Paula Martin was born in Denver Colorado, for her life she has spent time moving around the state. She has lived in both Boulder and Denver, and now resides in Erie. It wasn’t until recently through her own research that she found out that she had roots in Erie, when she found that her great grandmother Lena was born there.
The story really starts with a man who was named Enoch. He migrated to Erie from England around the year 1871. He became a coal miner in Erie’s new economy which emerged because of the trade. He then built a home on 405 Holbrook in Erie around the year 1892, which he then sold later for a whopping one dollar. He made this sale in order to help a man who was hiding the pregnancy of a woman who worked in the town. Martin says, “oddly enough, it turns out the home I live in is only about a mile or so from Enoch’s home.” About living so close to where part of her family tree was born she says, “it’s quite serendipitous, and I’m glad to have learned about this heritage.”
One of Enoch’s children who was born in Erie was Lena, Martin’s great grandmother who married John Wilson. Though one thing that could have turned heads at this point in America’s young history was that John Wilson was an emancipated slave. Martin reflects, “this was another thing that I never knew.”
While it wouldn’t have been surprising for Enoch her father to have a problem with this unique situation (for the time,) he was accepting and approved of the decision of his daughter. Martin states, “He was a very kind and tolerant person, not just extremely hard working.”
Though Enoch, according to Martin, was also a fighter for his rights. She says, “I know that he was feisty and you know, fighting for his rights as a laborer as a miner.” Additionally she says, “I know that he was probably very tenacious to come straight from England.”

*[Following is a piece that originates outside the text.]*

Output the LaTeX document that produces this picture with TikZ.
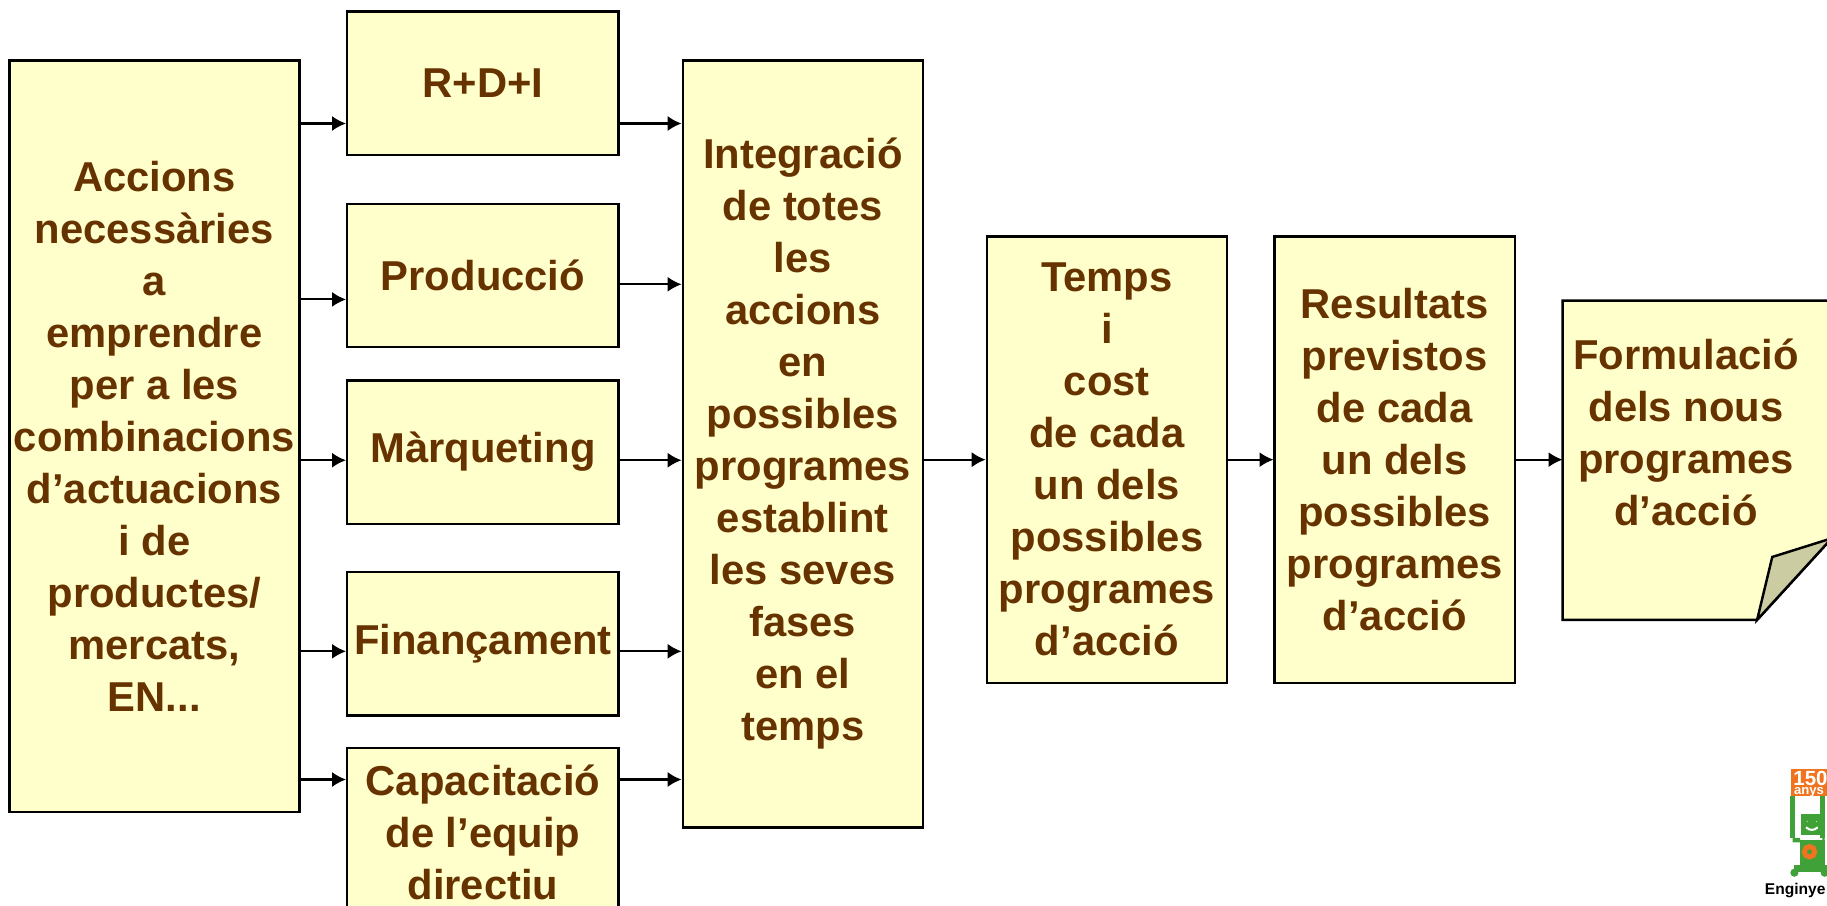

Enoch was a part of some of the rebellions that the miners had against the doc in pay they had. Martin recalls that there was a report in a mountain newspaper on April 7th, 1885 that, “due to his reduction of the pay for coal miners and some other things that they had really been upset about,” they had written a petition against Joseph Bates for mayor, but ultimately lost. However on the positive side for their cause, they were favored in the answer to a court case that had ensued because of it.
Martin shares that Enoch seemed to have a grand connection to the rest of her family tree and that his influence has a strong reach on both sides of her family. Though she also reflects that his influence reaches her as well. She says, “I feel we owe our current relatively privileged lives to how hard they worked.” Though she goes even further to reference the town of Erie as a whole, she says, “I’m so privileged to have learned the history of my family to have my roots here.”
Through the rare occurrence of finding that one walks in the same town, the same streets, and in the same areas of their ancestors, those like Paula Martin are able to find that they can appreciate the sacrifices of those before them. Not only that, but from the hardships that a town has had to face in order to grow into the state it is in today.